▶ **Exercise prompt**
Scan the lines below for the word "chart". Copy each line you find it in.

Records with drawing code

** begin **

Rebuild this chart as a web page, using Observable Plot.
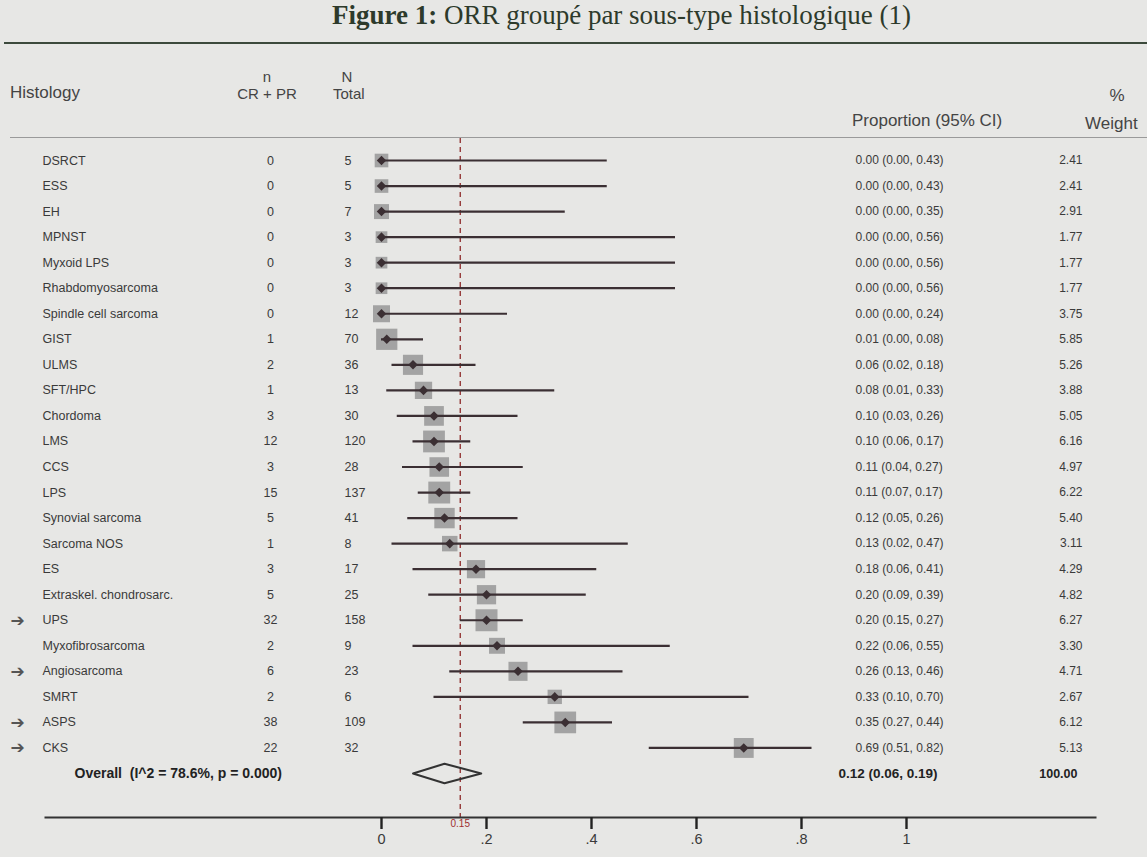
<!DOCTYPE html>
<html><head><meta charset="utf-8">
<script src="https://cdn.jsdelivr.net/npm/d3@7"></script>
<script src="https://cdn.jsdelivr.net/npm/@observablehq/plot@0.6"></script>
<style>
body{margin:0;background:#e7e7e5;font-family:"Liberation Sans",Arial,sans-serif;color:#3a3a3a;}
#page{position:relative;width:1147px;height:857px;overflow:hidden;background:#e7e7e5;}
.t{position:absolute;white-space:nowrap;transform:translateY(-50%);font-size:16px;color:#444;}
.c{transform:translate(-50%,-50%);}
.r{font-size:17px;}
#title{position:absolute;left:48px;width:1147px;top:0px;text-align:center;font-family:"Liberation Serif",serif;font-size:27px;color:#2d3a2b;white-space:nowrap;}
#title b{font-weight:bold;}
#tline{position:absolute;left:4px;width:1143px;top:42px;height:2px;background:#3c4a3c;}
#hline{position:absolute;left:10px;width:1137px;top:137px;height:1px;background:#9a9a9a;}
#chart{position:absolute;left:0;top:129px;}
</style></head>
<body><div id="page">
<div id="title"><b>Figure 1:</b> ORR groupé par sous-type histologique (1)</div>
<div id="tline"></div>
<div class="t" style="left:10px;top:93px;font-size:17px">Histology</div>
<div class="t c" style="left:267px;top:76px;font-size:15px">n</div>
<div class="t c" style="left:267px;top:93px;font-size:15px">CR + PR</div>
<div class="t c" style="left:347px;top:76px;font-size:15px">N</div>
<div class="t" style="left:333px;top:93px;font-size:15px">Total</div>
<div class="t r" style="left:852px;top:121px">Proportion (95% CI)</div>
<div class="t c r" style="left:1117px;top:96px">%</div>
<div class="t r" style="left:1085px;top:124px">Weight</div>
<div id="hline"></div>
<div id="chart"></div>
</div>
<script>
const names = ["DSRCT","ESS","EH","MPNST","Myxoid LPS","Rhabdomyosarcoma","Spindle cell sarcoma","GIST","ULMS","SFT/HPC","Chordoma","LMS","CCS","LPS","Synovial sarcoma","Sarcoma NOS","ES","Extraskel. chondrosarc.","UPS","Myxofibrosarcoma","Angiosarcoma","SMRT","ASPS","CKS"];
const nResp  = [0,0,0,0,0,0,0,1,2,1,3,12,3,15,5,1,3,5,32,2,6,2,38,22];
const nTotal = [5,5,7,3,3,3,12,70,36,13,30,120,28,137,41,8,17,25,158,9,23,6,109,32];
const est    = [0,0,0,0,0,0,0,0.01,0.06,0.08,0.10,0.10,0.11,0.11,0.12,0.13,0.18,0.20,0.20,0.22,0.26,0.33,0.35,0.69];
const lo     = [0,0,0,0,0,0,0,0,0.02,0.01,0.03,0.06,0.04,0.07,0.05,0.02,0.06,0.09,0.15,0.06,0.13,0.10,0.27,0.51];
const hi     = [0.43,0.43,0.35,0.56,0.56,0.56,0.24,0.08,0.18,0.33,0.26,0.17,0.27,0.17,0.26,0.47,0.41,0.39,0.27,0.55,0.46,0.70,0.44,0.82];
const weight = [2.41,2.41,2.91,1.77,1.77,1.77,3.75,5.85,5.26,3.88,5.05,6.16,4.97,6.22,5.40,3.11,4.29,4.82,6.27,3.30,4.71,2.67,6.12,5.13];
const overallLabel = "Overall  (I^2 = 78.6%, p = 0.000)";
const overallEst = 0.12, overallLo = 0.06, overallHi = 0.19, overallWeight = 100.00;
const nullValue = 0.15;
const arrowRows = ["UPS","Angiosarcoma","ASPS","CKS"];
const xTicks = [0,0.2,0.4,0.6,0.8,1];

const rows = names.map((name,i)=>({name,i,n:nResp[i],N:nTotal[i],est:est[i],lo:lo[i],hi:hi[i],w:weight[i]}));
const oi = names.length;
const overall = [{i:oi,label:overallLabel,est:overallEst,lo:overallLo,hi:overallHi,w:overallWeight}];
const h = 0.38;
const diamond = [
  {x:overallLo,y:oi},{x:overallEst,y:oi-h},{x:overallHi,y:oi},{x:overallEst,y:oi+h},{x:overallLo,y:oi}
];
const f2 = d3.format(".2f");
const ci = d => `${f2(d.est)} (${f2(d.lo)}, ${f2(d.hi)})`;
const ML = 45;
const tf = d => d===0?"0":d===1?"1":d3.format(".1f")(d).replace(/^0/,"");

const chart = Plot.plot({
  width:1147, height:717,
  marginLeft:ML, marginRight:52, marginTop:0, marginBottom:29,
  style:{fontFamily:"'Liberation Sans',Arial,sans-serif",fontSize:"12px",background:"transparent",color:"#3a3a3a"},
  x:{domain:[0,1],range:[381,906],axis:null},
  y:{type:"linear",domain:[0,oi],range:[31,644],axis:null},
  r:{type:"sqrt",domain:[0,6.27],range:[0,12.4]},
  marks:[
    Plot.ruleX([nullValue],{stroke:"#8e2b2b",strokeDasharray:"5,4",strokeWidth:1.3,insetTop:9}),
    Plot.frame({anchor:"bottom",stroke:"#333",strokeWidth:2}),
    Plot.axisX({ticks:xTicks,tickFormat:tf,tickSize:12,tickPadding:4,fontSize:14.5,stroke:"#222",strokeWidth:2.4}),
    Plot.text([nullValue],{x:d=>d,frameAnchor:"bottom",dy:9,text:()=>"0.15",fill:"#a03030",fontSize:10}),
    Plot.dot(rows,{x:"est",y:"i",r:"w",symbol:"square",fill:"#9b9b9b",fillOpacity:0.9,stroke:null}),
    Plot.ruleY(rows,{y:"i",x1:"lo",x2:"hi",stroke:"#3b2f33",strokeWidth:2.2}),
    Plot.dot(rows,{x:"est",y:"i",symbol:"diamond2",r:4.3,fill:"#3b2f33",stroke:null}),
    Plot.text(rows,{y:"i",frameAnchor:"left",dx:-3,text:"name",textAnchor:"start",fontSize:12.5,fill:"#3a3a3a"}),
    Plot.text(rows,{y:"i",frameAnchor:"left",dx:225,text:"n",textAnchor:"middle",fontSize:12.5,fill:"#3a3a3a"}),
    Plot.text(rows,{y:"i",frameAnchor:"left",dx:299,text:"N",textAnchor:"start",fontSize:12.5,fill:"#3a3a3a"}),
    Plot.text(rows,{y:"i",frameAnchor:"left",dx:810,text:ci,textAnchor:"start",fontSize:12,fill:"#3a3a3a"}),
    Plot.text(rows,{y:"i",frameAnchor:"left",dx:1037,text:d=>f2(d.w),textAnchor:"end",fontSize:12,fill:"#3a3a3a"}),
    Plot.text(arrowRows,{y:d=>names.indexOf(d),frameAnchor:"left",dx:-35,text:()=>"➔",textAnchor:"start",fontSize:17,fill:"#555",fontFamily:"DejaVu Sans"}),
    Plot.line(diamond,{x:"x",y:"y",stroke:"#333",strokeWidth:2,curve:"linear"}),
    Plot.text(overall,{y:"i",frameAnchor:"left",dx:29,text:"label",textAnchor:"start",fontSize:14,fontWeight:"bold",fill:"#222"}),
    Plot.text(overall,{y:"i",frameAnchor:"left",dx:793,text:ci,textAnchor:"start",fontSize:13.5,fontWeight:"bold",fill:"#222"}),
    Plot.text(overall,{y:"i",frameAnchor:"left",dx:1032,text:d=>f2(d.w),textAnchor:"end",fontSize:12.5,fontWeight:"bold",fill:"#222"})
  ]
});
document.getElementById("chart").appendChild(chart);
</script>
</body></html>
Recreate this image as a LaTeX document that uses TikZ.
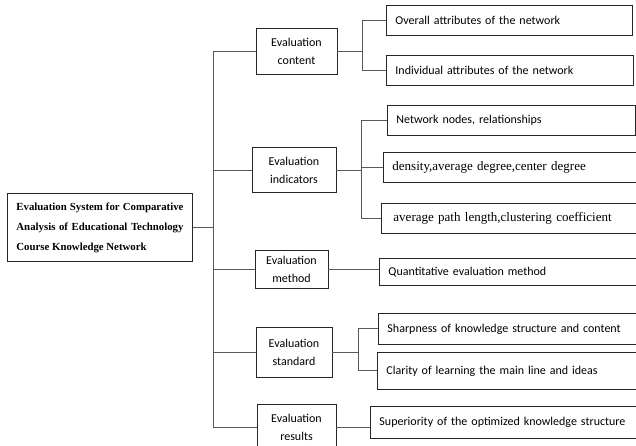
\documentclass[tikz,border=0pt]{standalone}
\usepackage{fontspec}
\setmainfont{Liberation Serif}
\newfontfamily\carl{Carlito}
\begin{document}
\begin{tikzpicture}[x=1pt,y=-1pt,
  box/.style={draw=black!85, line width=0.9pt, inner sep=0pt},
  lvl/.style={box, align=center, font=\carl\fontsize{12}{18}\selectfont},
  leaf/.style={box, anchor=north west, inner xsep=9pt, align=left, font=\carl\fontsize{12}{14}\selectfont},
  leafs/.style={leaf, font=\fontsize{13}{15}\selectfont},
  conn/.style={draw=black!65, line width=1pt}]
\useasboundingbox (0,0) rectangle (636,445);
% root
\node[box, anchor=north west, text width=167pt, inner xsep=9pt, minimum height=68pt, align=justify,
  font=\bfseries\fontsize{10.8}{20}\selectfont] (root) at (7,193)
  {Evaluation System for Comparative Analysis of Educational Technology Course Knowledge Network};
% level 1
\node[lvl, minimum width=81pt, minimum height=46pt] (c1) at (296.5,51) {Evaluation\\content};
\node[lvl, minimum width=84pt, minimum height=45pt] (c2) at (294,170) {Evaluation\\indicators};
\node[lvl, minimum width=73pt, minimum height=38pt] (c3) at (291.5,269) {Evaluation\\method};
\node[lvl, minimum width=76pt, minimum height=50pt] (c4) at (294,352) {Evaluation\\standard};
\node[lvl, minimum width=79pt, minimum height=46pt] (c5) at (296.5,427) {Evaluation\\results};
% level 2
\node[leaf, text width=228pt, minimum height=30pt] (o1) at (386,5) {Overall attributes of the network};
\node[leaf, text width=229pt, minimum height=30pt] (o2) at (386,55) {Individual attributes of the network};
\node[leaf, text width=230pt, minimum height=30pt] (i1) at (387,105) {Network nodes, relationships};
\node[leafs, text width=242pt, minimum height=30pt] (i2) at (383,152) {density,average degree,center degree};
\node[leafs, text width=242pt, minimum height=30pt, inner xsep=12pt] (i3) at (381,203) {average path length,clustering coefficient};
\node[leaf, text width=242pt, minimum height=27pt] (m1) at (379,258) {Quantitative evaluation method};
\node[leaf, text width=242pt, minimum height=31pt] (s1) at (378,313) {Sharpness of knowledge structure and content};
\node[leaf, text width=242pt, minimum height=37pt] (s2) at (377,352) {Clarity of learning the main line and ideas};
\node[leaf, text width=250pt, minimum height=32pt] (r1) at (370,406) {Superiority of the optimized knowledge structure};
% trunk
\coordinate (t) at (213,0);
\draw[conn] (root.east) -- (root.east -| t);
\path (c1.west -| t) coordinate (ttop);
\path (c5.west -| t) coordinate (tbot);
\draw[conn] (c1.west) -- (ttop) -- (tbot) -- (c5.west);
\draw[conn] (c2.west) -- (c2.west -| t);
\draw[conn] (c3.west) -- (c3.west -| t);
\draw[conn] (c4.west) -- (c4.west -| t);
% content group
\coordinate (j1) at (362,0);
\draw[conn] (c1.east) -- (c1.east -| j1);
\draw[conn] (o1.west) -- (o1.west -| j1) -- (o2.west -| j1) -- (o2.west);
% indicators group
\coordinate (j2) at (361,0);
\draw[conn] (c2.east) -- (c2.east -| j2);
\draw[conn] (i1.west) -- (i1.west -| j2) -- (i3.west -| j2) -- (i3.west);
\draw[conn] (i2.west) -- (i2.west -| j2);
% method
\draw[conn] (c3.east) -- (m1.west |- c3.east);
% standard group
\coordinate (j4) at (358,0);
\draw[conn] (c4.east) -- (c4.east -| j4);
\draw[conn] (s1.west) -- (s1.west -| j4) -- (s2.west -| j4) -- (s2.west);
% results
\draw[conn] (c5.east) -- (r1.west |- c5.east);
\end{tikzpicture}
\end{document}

** end **

▶ **Output**
Rebuild this chart as a web page, using Observable Plot.
#chart{position:absolute;left:0;top:129px;}
<div id="chart"></div>
const chart = Plot.plot({
document.getElementById("chart").appendChild(chart);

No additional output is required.